I have in my library
the book The Revelation Record: A Scientific and Devotional Commentary on
the Prophetic Book of the End of Times[i]
by Henry M. Morris – a commentary on the final book of the bible and a sort of
bookend companion piece to his similarly named commentary on Genesis. And it is a howler, ridiculousness on nearly
every page, far too many to share them all...
Morris states in his
preface to the book that his is “following the literalistic, futuristic,
sequential, Premillennial, pretribulational, interpretation of the book. “ He adds that “This approach has been assumed
to be the most natural and therefore the most proper way to understand the
book.” For Morris it is the “most natural, most scientific, most Christ-honoring,
and most soul-satisfying way to understand Revelation.” [ii]
This is foundational to
the dispensationalist system – a strictly literal interpretation of the
words. Unless it is patently and completely
obvious that a passage should be understood figuratively, dispensationalists
insist that the scriptures should be read as literally as possible. In fact Morris says that “a ‘literal
interpretation’ is a contradiction in terms, since one does not interpret (that is ‘translate’ saying ‘this
means that’) if he simply accepts a statement as meaning precisely what it
says. … Literal is literal.” [Emphasis is his] [iii]

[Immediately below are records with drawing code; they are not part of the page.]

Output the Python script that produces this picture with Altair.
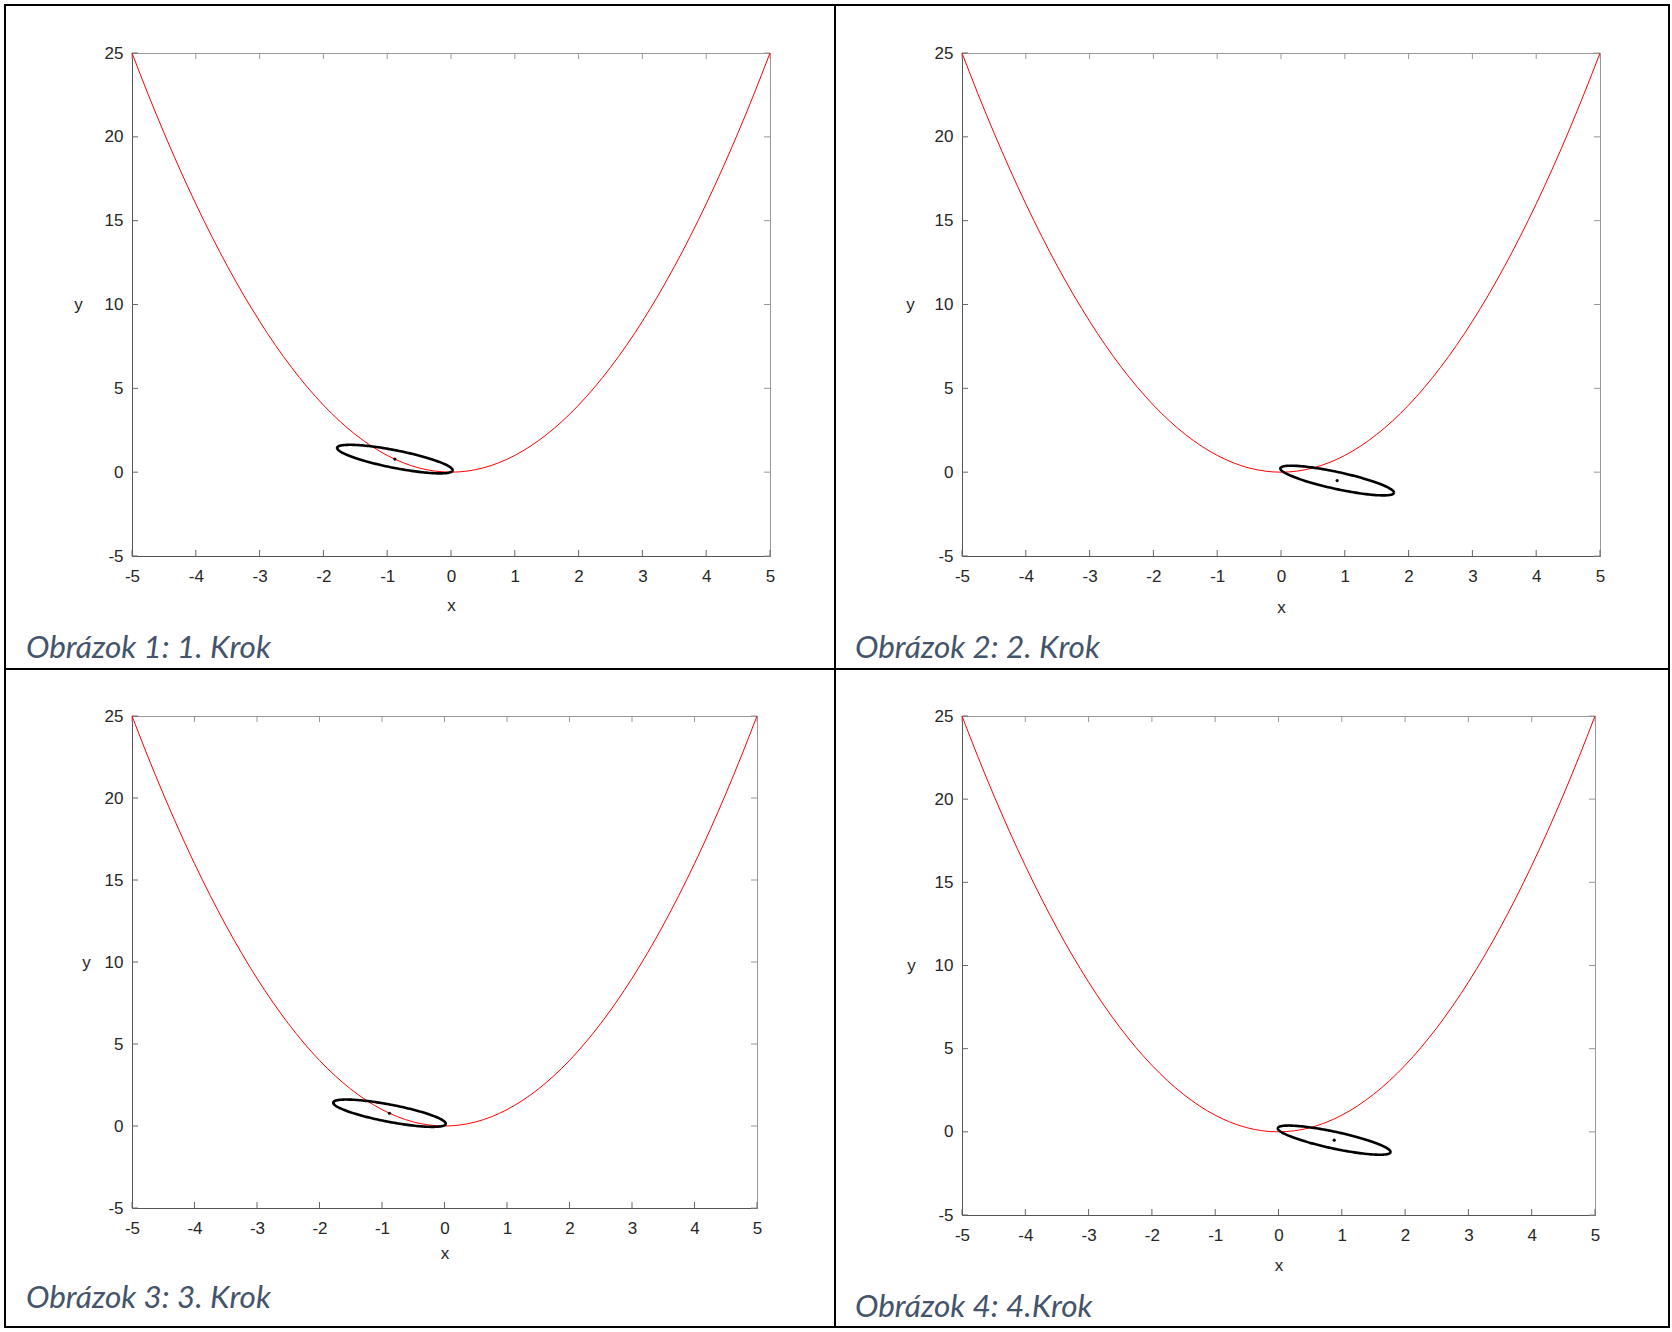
import altair as alt
import pandas as pd
import numpy as np

# ---------------- data ----------------
PARABOLA_X = [-5, -4.75, -4.5, -4.25, -4, -3.75, -3.5, -3.25, -3, -2.75, -2.5, -2.25, -2, -1.75,
              -1.5, -1.25, -1, -0.75, -0.5, -0.25, 0, 0.25, 0.5, 0.75, 1, 1.25, 1.5, 1.75, 2,
              2.25, 2.5, 2.75, 3, 3.25, 3.5, 3.75, 4, 4.25, 4.5, 4.75, 5]
PARABOLA_Y = [25, 22.5625, 20.25, 18.0625, 16, 14.0625, 12.25, 10.5625, 9, 7.5625, 6.25, 5.0625,
              4, 3.0625, 2.25, 1.5625, 1, 0.5625, 0.25, 0.0625, 0, 0.0625, 0.25, 0.5625, 1,
              1.5625, 2.25, 3.0625, 4, 5.0625, 6.25, 7.5625, 9, 10.5625, 12.25, 14.0625, 16,
              18.0625, 20.25, 22.5625, 25]
X_TICKS = [-5, -4, -3, -2, -1, 0, 1, 2, 3, 4, 5]
Y_TICKS = [-5, 0, 5, 10, 15, 20, 25]
CAPTIONS = ["Obrázok 1: 1. Krok", "Obrázok 2: 2. Krok", "Obrázok 3: 3. Krok", "Obrázok 4: 4.Krok"]

# ellipse (estimate + uncertainty) per step: centre and conjugate semi-axes
CENTER_X = [-0.88, 0.88, -0.88, 0.88]
CENTER_Y = [0.78, -0.50, 0.78, -0.50]
MAJOR_DX = [0.905, 0.89, 0.90, 0.89]
MAJOR_DY = [-0.675, -0.73, -0.65, -0.72]
MINOR_DX = [0.02, 0.02, 0.02, 0.02]
MINOR_DY = [0.52, 0.50, 0.52, 0.50]

# ---------------- layout ----------------
PANEL_W = [638, 638, 625, 633]
PANEL_H = [503, 503, 492, 499]
YTITLE_X = [-54, -52, -46, -51]
XTITLE_Y = [49, 51, 45, 50]
CAP_X = [-106, -107, -106, -107]
CAP_Y = [605, 605, 592, 601]

AXIS_DARK = "#555555"
TEXT_COL = "#262626"
FONT = "Liberation Sans"

par_df = pd.DataFrame({"x": PARABOLA_X, "y": PARABOLA_Y})
xt_df = pd.DataFrame({"v": X_TICKS})
yt_df = pd.DataFrame({"v": Y_TICKS})


def ellipse_df(i):
    t = np.linspace(0, 2 * np.pi, 181)
    return pd.DataFrame({
        "t": np.arange(len(t)),
        "x": CENTER_X[i] + MAJOR_DX[i] * np.cos(t) + MINOR_DX[i] * np.sin(t),
        "y": CENTER_Y[i] + MAJOR_DY[i] * np.cos(t) + MINOR_DY[i] * np.sin(t),
    })


def panel(i):
    W, H = PANEL_W[i], PANEL_H[i]
    xs = alt.Scale(domain=[-5, 5], nice=False, zero=False)
    ys = alt.Scale(domain=[-5, 25], nice=False, zero=False)
    xaxis = alt.Axis(values=X_TICKS, ticks=False, tickSize=0, grid=False,
                     domainColor=AXIS_DARK, domainWidth=1,
                     labelFont=FONT, labelFontSize=17, labelColor=TEXT_COL,
                     labelPadding=12, labelExpr="'' + datum.value",
                     labelFlush=False, labelOverlap=False,
                     title="x", titleFont=FONT, titleFontSize=17, titleFontWeight="normal",
                     titleColor=TEXT_COL, titleX=W / 2, titleY=XTITLE_Y[i],
                     titleAlign="center", titleBaseline="middle")
    yaxis = alt.Axis(values=Y_TICKS, ticks=False, tickSize=0, grid=False,
                     domainColor=AXIS_DARK, domainWidth=1,
                     labelFont=FONT, labelFontSize=17, labelColor=TEXT_COL,
                     labelPadding=9, labelExpr="'' + datum.value",
                     labelFlush=False, labelOverlap=False,
                     title="y", titleFont=FONT, titleFontSize=17, titleFontWeight="normal",
                     titleColor=TEXT_COL, titleAngle=0, titleX=YTITLE_X[i], titleY=H / 2,
                     titleAlign="center", titleBaseline="middle")
    X = lambda f: alt.X(f, scale=xs, axis=xaxis)
    Y = lambda f: alt.Y(f, scale=ys, axis=yaxis)

    parabola = alt.Chart(par_df).mark_line(color="#ff0000", strokeWidth=1,
                                           interpolate="monotone").encode(
        x=X("x:Q"), y=Y("y:Q"))
    ell = alt.Chart(ellipse_df(i)).mark_line(color="black", strokeWidth=2.6).encode(
        x=X("x:Q"), y=Y("y:Q"), order=alt.Order("t:Q"))
    dot = alt.Chart(pd.DataFrame({"x": [CENTER_X[i]], "y": [CENTER_Y[i]]})).mark_circle(
        color="black", size=10, opacity=1).encode(x=X("x:Q"), y=Y("y:Q"))

    tick_col = "#666666"
    tb = alt.Chart(xt_df).mark_rule(color=tick_col, strokeWidth=1).encode(
        x=X("v:Q"), y=alt.value(H), y2=alt.value(H - 6))
    tt = alt.Chart(xt_df).mark_rule(color="#999999", strokeWidth=1).encode(
        x=X("v:Q"), y=alt.value(0), y2=alt.value(6))
    tl = alt.Chart(yt_df).mark_rule(color=tick_col, strokeWidth=1).encode(
        y=Y("v:Q"), x=alt.value(0), x2=alt.value(6))
    tr = alt.Chart(yt_df).mark_rule(color="#999999", strokeWidth=1).encode(
        y=Y("v:Q"), x=alt.value(W - 6), x2=alt.value(W))

    cap = alt.Chart(pd.DataFrame({"c": [CAPTIONS[i]]})).mark_text(
        align="left", baseline="alphabetic", font="Lato", fontStyle="italic",
        fontSize=31.5, color="#44546A").encode(
        text="c:N", x=alt.value(CAP_X[i]), y=alt.value(CAP_Y[i]))

    layers = [tt, tr, tb, tl, parabola, ell, dot, cap]

    if i == 0:
        one = pd.DataFrame({"d": [0]})
        L, T, R, B, MX, MY = -127, -48, 1537, 1274, 703, 616
        def hline(y, x1, x2):
            return alt.Chart(one).mark_rule(color="black", strokeWidth=2).encode(
                x=alt.value(x1), x2=alt.value(x2), y=alt.value(y))
        def vline(x, y1, y2):
            return alt.Chart(one).mark_rule(color="black", strokeWidth=2).encode(
                y=alt.value(y1), y2=alt.value(y2), x=alt.value(x))
        layers += [hline(T, L - 1, R + 1), hline(MY, L - 1, R + 1), hline(B, L - 1, R + 1),
                   vline(L, T - 1, B + 1), vline(MX, T - 1, B + 1), vline(R, T - 1, B + 1)]

    return alt.layer(*layers).properties(width=W, height=H)


chart = alt.concat(*[panel(i) for i in range(4)], columns=2,
                   spacing={"row": 160, "column": 192}, bounds="flush").properties(
    padding={"left": 2, "top": 2, "right": 0, "bottom": 0},
    background="white",
).configure_view(stroke="#999999", strokeWidth=1)

chart.save("out.html", embed_options={"renderer": "svg", "actions": False})
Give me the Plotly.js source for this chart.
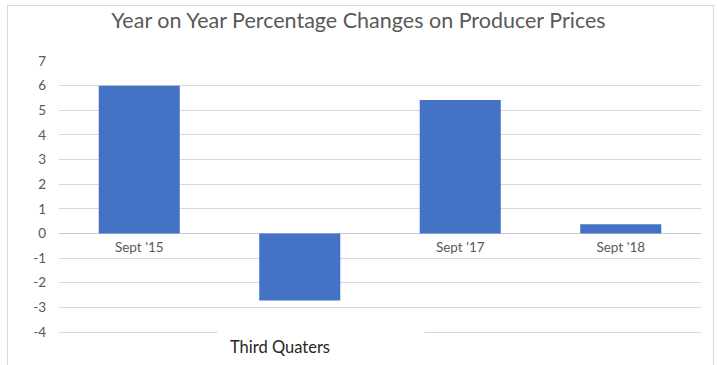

But while all dispensationalists
insist that they are following a strictly “literal” understanding of
Revelation, each of them …fudges a bit here and there. None of them are able to abide by their own
rule of allowing the words to mean precisely what they say. And Morris is no exception.
When, in chapter eight,
John writes, “And the second angel sounded, as it were a great mountain burning
with fire was cast into the sea: and the third part of the sea became blood.”[iv] Morris goes on at great length to tell us
what this means. You see, while John
said blood he didn’t actually mean blood, not literal blood.
“The ability to turn
water into blood, either by filling it with the actual blood of dead animals
or, more likely, by transforming it chemically or biochemically into blood-red
water, poisoned by multitudes of dead microorganisms (as in the well-known ‘red-tides’
which occur infrequently in modern oceans), made such an impression upon
ancient Israel that it was recounted in their songs.”[v]
Even though Morris says
he holds to a strictly literal reading of John’s words, and even though John
wrote “blood,” Morris believes that it is more
likely to be something other than actual literal blood.